In the video, Bess can be seen storming off and minutes later, he comes back into the store with what appears to be something in his hand. When customers see it, they can already be seen tearing past the registers to get out. Tucker told officers he heard someone scream “gun” and that’s when he can be seen taking out his own gun. And then the chaos erupted. Panicked customers took off, racing outside the store, and were convinced they heard gunshots.

“The combination of all these factors kind of made this the perfect storm to kind of have a false narrative," said Matthew Valasik, associate professor of sociology at LSU. While folks outside the store feared the worst, law enforcement and first responders from every local agency rushed to the scene. Just days after the mass shooting in El Paso, Texas, Valasik says it’s easy to see how the panic spread.

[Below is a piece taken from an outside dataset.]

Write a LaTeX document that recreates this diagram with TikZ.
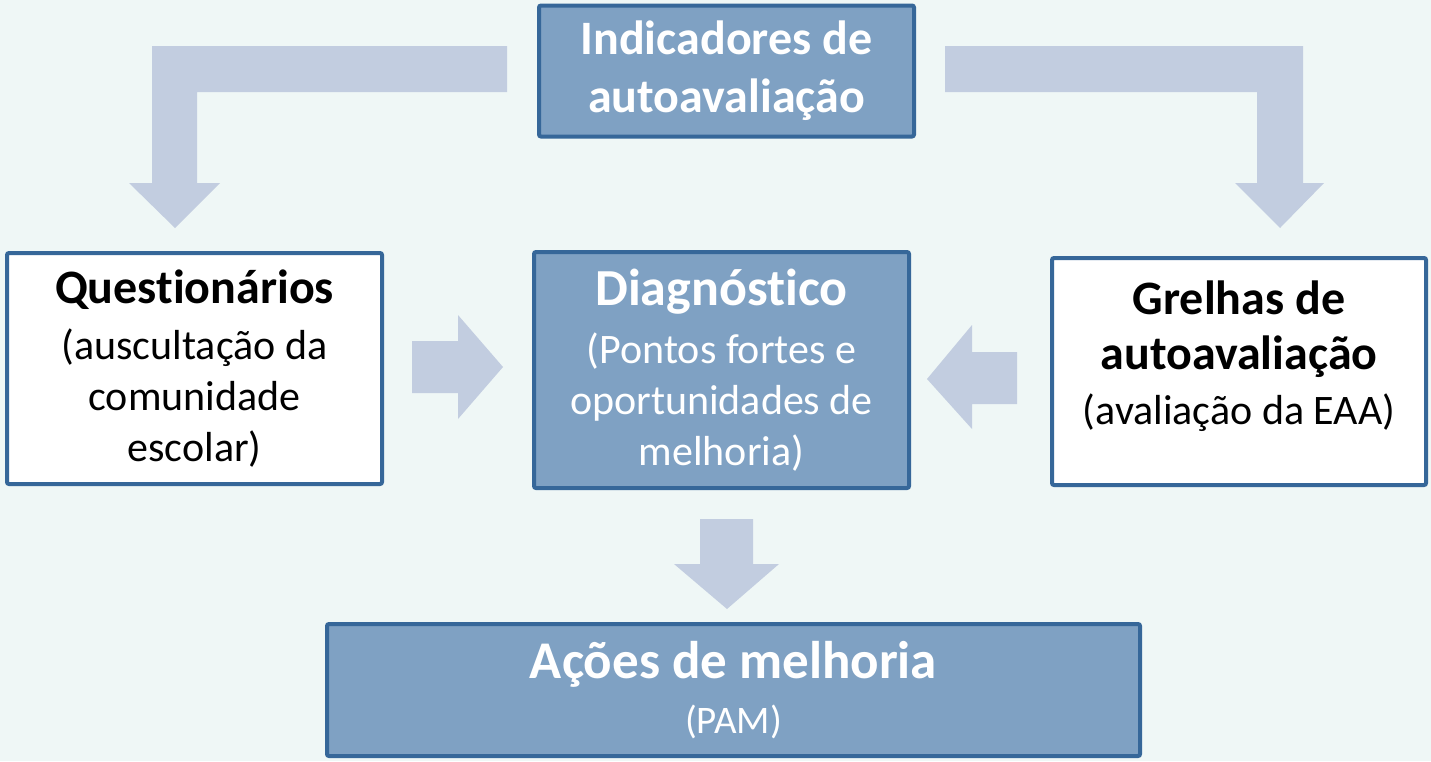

“When you have people there and they hear something or they think they hear something, you almost kind of get this group mentality," said Valasik.

Deputies arrested Tucker in the parking lot. While a helicopter circled overhead, Sheriff Sid Gautreaux held a news conference updating the public.

“Shots were fired,” Gautreaux said at the scene. “One of the patrons in the store, an innocent patron was struck twice.”

Later, all of that had to be corrected by the sheriff’s office. In a press release issued nearly five hours after the initial 911 call, the sheriff’s office told the media that in fact no one had been shot, no shots had actually been fired, and the person who was in the hospital was hurt running from the store during the panic. On top of all that, one of the men who reportedly had a gun was actually armed with scissors, not a gun.

WAFB’s Scottie Hunter asked Valasik how things ended up so far from what really happened.

"I think the fact that we're on a very fast news cycle these days and people want information in the blink of an eye that there was just this push to get information out there before information was known," Valasik answered.

Valasik praises the police response, saying their presence was spot on, but he believes just about everything else was a disaster.

“It’s much easier to, in my mind, take your time and wait and say the right thing than just apologize later for something that could have larger impacts on the community or residents,” said Valasik.

While he says he’s not a crime scene investigator, he questions how thoroughly the surveillance videos were reviewed before officials went public with what turned out to be bad information.

WAFB’s Scottie Hunter asked the professor if he felt like officers took a close enough look at the video before releasing anything.

“I mean, I think it’s pretty clear whether you determine whether there’s gunfire or not,” said Valasik. “I think it’s just being more thoughtful on how this information is presented and I don’t think there’s anything wrong with saying, ‘We don’t know anything for the time being and when we know more we’ll get back to you.’"

In the midst of the debacle, the 9News Investigators requested the video, but were told then the sheriff’s office would not hand it over because the case was still under investigation. Now that the video has been made public, Valasik says he would like to see officials take thing a step further.

“If they have them, why wouldn’t they release them, especially if nothing occurred?” he asked. “It was just a disagreement between two people, so I think to have more community support and trust, you know, it would be nice to have a discussion of this is, what the breakdowns were, and this is what we’re going to try to remedy in the future.”

While the sheriff has publicly praised the response efforts to the incident, he has not publicly addressed the information his office had to corrected in the hours following the situation.